Un parque y un táper también es comer fuera
Tener un lugar agradable con césped o árboles y un amago de naturaleza en el que sentarte durante un rato también es una manera de “comer fuera” que me encanta, aunque no haya bar ni servicio de por medio. Cuando trabajas en un lugar cerrado, un rato de luz natural, rodeado de plantas con un táper rico o un buen bocadillo también puede alegrarte la existencia (para una experiencia deluxe, puedes llevar un pareo en la mochila, perfecto como mantel improvisado y también para tumbarte después si tienes tiempo). La playa -fuera de temporada y en un día sin viento- puede cumplir perfectamente esa función.
El arroz y otras limitaciones
El temido aviso de “los arroces se preparan a partir de dos personas” y las raciones grandes, pensadas para compartir, son algunos de los grandes “peros” con los que nos encontramos los comedores solitarios. El primero es cada vez más evitable, ya que muchos restaurantes ofrecen ya paellas individuales, y los que no lo hacen -normalmente porque es un plato que se prepara bajo demanda, y tienen menos fuegos disponibles que comensales- pueden hacer excepciones los días de menos trabajo.
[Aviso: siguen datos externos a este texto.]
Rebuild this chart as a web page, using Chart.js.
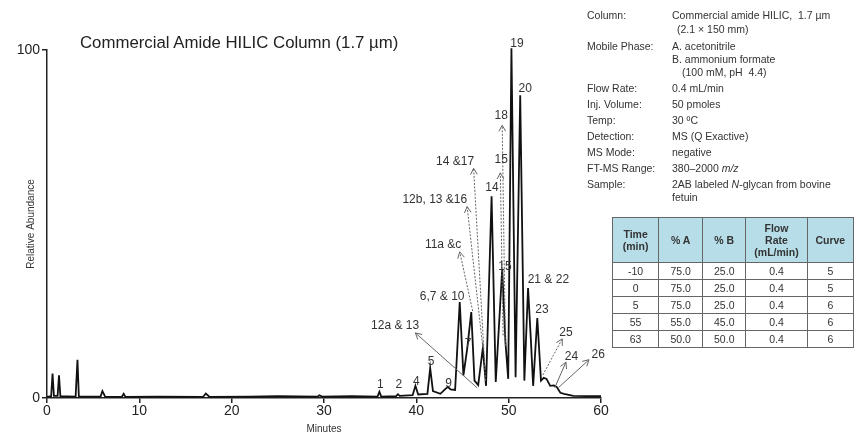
<!DOCTYPE html>
<html lang="en">
<head>
<meta charset="UTF-8">
<title>Commercial Amide HILIC Column (1.7 µm)</title>
<style>
  body { margin: 0; background: #fff; font-family: Arial, "Liberation Sans", sans-serif; color: #222; }
  #wrap { position: relative; width: 854px; height: 435px; overflow: hidden; }
  #chart { position: absolute; left: 0; top: 0; }
  #title { position: absolute; left: 80px; top: 33px; font-size: 16.8px; white-space: nowrap; color: #222; }
  .info { position: absolute; font-size: 10.5px; line-height: 12px; white-space: nowrap; color: #333; }
  .lab { left: 587px; }
  .val { left: 672px; }
  #grad { position: absolute; left: 612px; top: 217px; border-collapse: collapse; font-size: 10.5px; color: #333; }
  #grad th, #grad td { border: 1.5px solid #666; text-align: center; padding: 0; }
  #grad th { background: #b7dde8; font-weight: bold; height: 44px; line-height: 12px; }
  #grad td { height: 16px; }
</style>
</head>
<body>
<div id="wrap">
  <canvas id="chart" width="854" height="435"></canvas>
  <div id="title">Commercial Amide HILIC Column (1.7 µm)</div>

  <div class="info lab" style="top:9px">Column:</div>
  <div class="info val" style="top:9px">Commercial amide HILIC,&nbsp; 1.7 µm</div>
  <div class="info val" style="top:23px; left:677px">(2.1 × 150 mm)</div>
  <div class="info lab" style="top:40px">Mobile Phase:</div>
  <div class="info val" style="top:40px">A. acetonitrile</div>
  <div class="info val" style="top:53px">B. ammonium formate</div>
  <div class="info val" style="top:66px; left:682px">(100 mM, pH&nbsp; 4.4)</div>
  <div class="info lab" style="top:82px">Flow Rate:</div>
  <div class="info val" style="top:82px">0.4 mL/min</div>
  <div class="info lab" style="top:98px">Inj. Volume:</div>
  <div class="info val" style="top:98px">50 pmoles</div>
  <div class="info lab" style="top:114px">Temp:</div>
  <div class="info val" style="top:114px">30 ºC</div>
  <div class="info lab" style="top:130px">Detection:</div>
  <div class="info val" style="top:130px">MS (Q Exactive)</div>
  <div class="info lab" style="top:146px">MS Mode:</div>
  <div class="info val" style="top:146px">negative</div>
  <div class="info lab" style="top:162px">FT-MS Range:</div>
  <div class="info val" style="top:162px">380–2000 <i>m/z</i></div>
  <div class="info lab" style="top:178px">Sample:</div>
  <div class="info val" style="top:178px">2AB labeled <i>N</i>-glycan from bovine</div>
  <div class="info val" style="top:191px">fetuin</div>

  <table id="grad">
    <thead><tr id="gradHead"></tr></thead>
    <tbody id="gradBody"></tbody>
  </table>
</div>

<script src="https://cdn.jsdelivr.net/npm/chart.js"></script>
<script>
  // chromatogram trace (minutes, % relative abundance)
  var times = [0, 0.45, 0.6, 0.75, 1.15, 1.3, 1.45, 3.1, 3.3, 3.45, 5.8, 6.0, 6.3, 8.1, 8.3, 8.5,
    12, 16.9, 17.2, 17.6, 22, 25, 29.3, 29.5, 29.8, 33, 35.8, 36.0, 36.2, 37.8, 38.0, 38.2,
    39.6, 39.9, 40.2, 41.2, 41.5, 41.8, 42.6, 43.1, 43.4, 43.7, 44.2, 44.7, 45.1, 45.5, 45.95,
    46.3, 46.7, 47.2, 47.55, 48.15, 48.6, 49.3, 49.65, 49.95, 50.3, 50.75, 51.25, 51.7, 52.1,
    52.4, 52.65, 53.1, 53.5, 53.8, 54.1, 54.5, 54.9, 55.2, 55.6, 56.0, 57, 60];
  var abundance = [0.3, 0.5, 7, 0.6, 0.6, 6.5, 0.5, 0.4, 11, 0.4, 0.4, 2, 0.4, 0.3, 1.2, 0.3,
    0.4, 0.3, 1.3, 0.3, 0.4, 0.5, 0.4, 0.8, 0.4, 0.5, 0.4, 1.8, 0.4, 0.5, 1.1, 0.6,
    0.8, 3.5, 1.0, 1.2, 8.6, 2.0, 1.2, 2.5, 3.2, 2.5, 2.3, 27.6, 6.5, 14, 24.7,
    5, 3.7, 14.3, 3.5, 58, 4.6, 37, 16, 5.5, 100.5, 6, 87, 5, 31.6,
    17, 3.5, 23, 5, 5.8, 5.5, 3.5, 3.6, 3.2, 1.5, 1.2, 0.6, 0.5];

  var xTicks = [0, 10, 20, 30, 40, 50, 60];
  var yTicks = [0, 100];

  // peak labels (minutes, %)
  var peakText = ['1', '2', '4', '5', '9', '6,7 & 10', '7', '12a & 13', '11a &c', '12b, 13 &16',
    '14 &17', '14', '15', '18', '15', '19', '20', '21 & 22', '23', '25', '24', '26'];
  var peakTextX = [36.1, 38.1, 40.0, 41.6, 43.5, 42.8, 45.6, 37.7, 42.9, 42.0,
    44.2, 48.2, 49.2, 49.2, 49.6, 50.9, 51.8, 54.3, 53.6, 56.2, 56.8, 59.7];
  var peakTextY = [3.7, 3.7, 4.6, 10.3, 4.0, 29, 15.5, 20.7, 44, 57,
    67.8, 60.3, 68.4, 81, 37.6, 101.7, 89, 33.9, 25.3, 18.7, 11.8, 12.4];

  // annotation arrows: tail -> head (minutes, %), dotted or solid
  var arrowTailX = [46.6, 46.1, 47.2, 47.5, 49.4, 49.65, 53.7, 55.0, 55.4];
  var arrowTailY = [2.9, 25, 14.5, 5, 18, 15, 6.6, 3, 3];
  var arrowHeadX = [39.9, 44.7, 45.5, 46.2, 49.1, 49.3, 55.8, 56.2, 58.7];
  var arrowHeadY = [18.7, 42, 55, 66, 64.7, 78.4, 17, 10.3, 11];
  var arrowDotted = [false, true, true, true, true, true, true, false, false];

  // gradient table
  var gradHeaders = ['Time<br>(min)', '% A', '% B', 'Flow<br>Rate<br>(mL/min)', 'Curve'];
  var gradTime = ['-10', '0', '5', '55', '63'];
  var gradA = ['75.0', '75.0', '75.0', '55.0', '50.0'];
  var gradB = ['25.0', '25.0', '25.0', '45.0', '50.0'];
  var gradFlow = ['0.4', '0.4', '0.4', '0.4', '0.4'];
  var gradCurve = ['5', '5', '6', '6', '6'];
  var gradWidths = [46, 44, 43, 61, 46];

  var head = document.getElementById('gradHead');
  gradHeaders.forEach(function (h, i) {
    head.innerHTML += '<th style="width:' + gradWidths[i] + 'px">' + h + '</th>';
  });
  var body = document.getElementById('gradBody');
  for (var r = 0; r < gradTime.length; r++) {
    body.innerHTML += '<tr><td>' + gradTime[r] + '</td><td>' + gradA[r] + '</td><td>' +
      gradB[r] + '</td><td>' + gradFlow[r] + '</td><td>' + gradCurve[r] + '</td></tr>';
  }

  var points = times.map(function (t, i) { return { x: t, y: abundance[i] }; });

  var overlay = {
    id: 'overlay',
    afterDatasetsDraw: function (chart) {
      var ctx = chart.ctx, xs = chart.scales.x, ys = chart.scales.y;
      ctx.save();
      ctx.lineWidth = 1;
      ctx.strokeStyle = '#666';
      for (var i = 0; i < arrowHeadX.length; i++) {
        var x1 = xs.getPixelForValue(arrowTailX[i]), y1 = ys.getPixelForValue(arrowTailY[i]);
        var x2 = xs.getPixelForValue(arrowHeadX[i]), y2 = ys.getPixelForValue(arrowHeadY[i]);
        ctx.setLineDash(arrowDotted[i] ? [2, 1.5] : []);
        ctx.beginPath();
        ctx.moveTo(x1, y1);
        ctx.lineTo(x2, y2);
        ctx.stroke();
        // open arrow head
        var a = Math.atan2(y2 - y1, x2 - x1);
        ctx.setLineDash([]);
        ctx.beginPath();
        ctx.moveTo(x2 - 7 * Math.cos(a - 0.5), y2 - 7 * Math.sin(a - 0.5));
        ctx.lineTo(x2, y2);
        ctx.lineTo(x2 - 7 * Math.cos(a + 0.5), y2 - 7 * Math.sin(a + 0.5));
        ctx.stroke();
      }
      ctx.font = '12px Arial';
      ctx.fillStyle = '#333';
      ctx.textAlign = 'center';
      ctx.textBaseline = 'middle';
      for (var j = 0; j < peakText.length; j++) {
        ctx.fillText(peakText[j], xs.getPixelForValue(peakTextX[j]), ys.getPixelForValue(peakTextY[j]));
      }
      // y axis title
      ctx.translate(31, (chart.chartArea.top + chart.chartArea.bottom) / 2);
      ctx.rotate(-Math.PI / 2);
      ctx.font = '10px Arial';
      ctx.fillText('Relative Abundance', 0, 0);
      ctx.restore();
    }
  };

  new Chart(document.getElementById('chart'), {
    type: 'line',
    data: {
      datasets: [{
        data: points,
        borderColor: '#111',
        borderWidth: 1.8,
        pointRadius: 0,
        tension: 0,
        fill: false,
        clip: false
      }]
    },
    options: {
      responsive: false,
      animation: false,
      layout: { padding: { top: 50, right: 253, left: 0, bottom: 0 } },
      plugins: { legend: { display: false }, tooltip: { enabled: false } },
      scales: {
        x: {
          type: 'linear',
          min: 0, max: 60,
          afterFit: function (s) { s.height = 37; },
          afterBuildTicks: function (s) { s.ticks = xTicks.map(function (v) { return { value: v }; }); },
          grid: { display: true, drawOnChartArea: false, tickLength: 5, color: '#222', lineWidth: 1.5 },
          border: { display: true, color: '#222', width: 1.5 },
          ticks: { color: '#222', font: { family: 'Arial', size: 14 }, padding: 0, maxRotation: 0 },
          title: { display: true, text: 'Minutes', color: '#333', font: { family: 'Arial', size: 10 }, padding: { top: 0, bottom: 0 } }
        },
        y: {
          min: 0, max: 100,
          afterFit: function (s) { s.width = 47; },
          afterBuildTicks: function (s) { s.ticks = yTicks.map(function (v) { return { value: v }; }); },
          grid: { display: true, drawOnChartArea: false, tickLength: 5, color: '#222', lineWidth: 1.5 },
          border: { display: true, color: '#222', width: 1.5 },
          ticks: { color: '#222', font: { family: 'Arial', size: 14 }, padding: 2 }
        }
      }
    },
    plugins: [overlay]
  });
</script>
</body>
</html>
Los locales que ofrecen medias raciones son perfectos para ir a comer contigo mismo y poder probar más cosas, además de los ya comentados menús del día (que, cada vez en más sitios, también se ofrecen de noche). Los bares que ofrecen variados de tapas -por ejemplo, de sus diferentes ensaladillas- o croquetas, restaurantes asiáticos con surtidos de dumplings o taquerías que sirven por unidad también son buenos sitios donde pedir mesa para uno. Cuando Mónica Cabo tiene dudas sobre las cantidades -por aquello de no pasarse o quedarse corta-, pregunta directamente al personal: “Es genial cuando no conoces el local y te ayudan a afinar, como me pasó hace poco en Santornemi; donde por supuesto volveré”.
La diferencia de lo rural
A Cabo también le encanta salir a comer sola para desconectar fuera de la ciudad. “Solo tengo un día libre, y empezarlo dando un paseo en coche para desayunar en algún punto de la carretera del Garraf me da muchísima paz”. Aprovecha para ver algún pueblo y que le de comer a ella un día a la semana, por variar el rol. “Muchas veces priorizo el paisaje o la ruta que me apetece hacer, y busco por allí un sitio de comida tradicional donde comer bien, que siempre hay alguno”.
Comer en entornos no urbanos es diferente, porque en los comedores de los pueblos hay más sensación de comunidad, tanto entre clientes que ya son habituales como cuando tú eres el foráneo. “Si llegas a un hostal o una fonda con un espíritu auténtico, de las que aún quedan algunas, y te gusta hablar, puede ser un momento fantástico”, apunta Sucarrats, “porque tendrán curiosidad, te preguntarán por ti, podrás hablar mucho y, depende de cómo, también harás amigos”.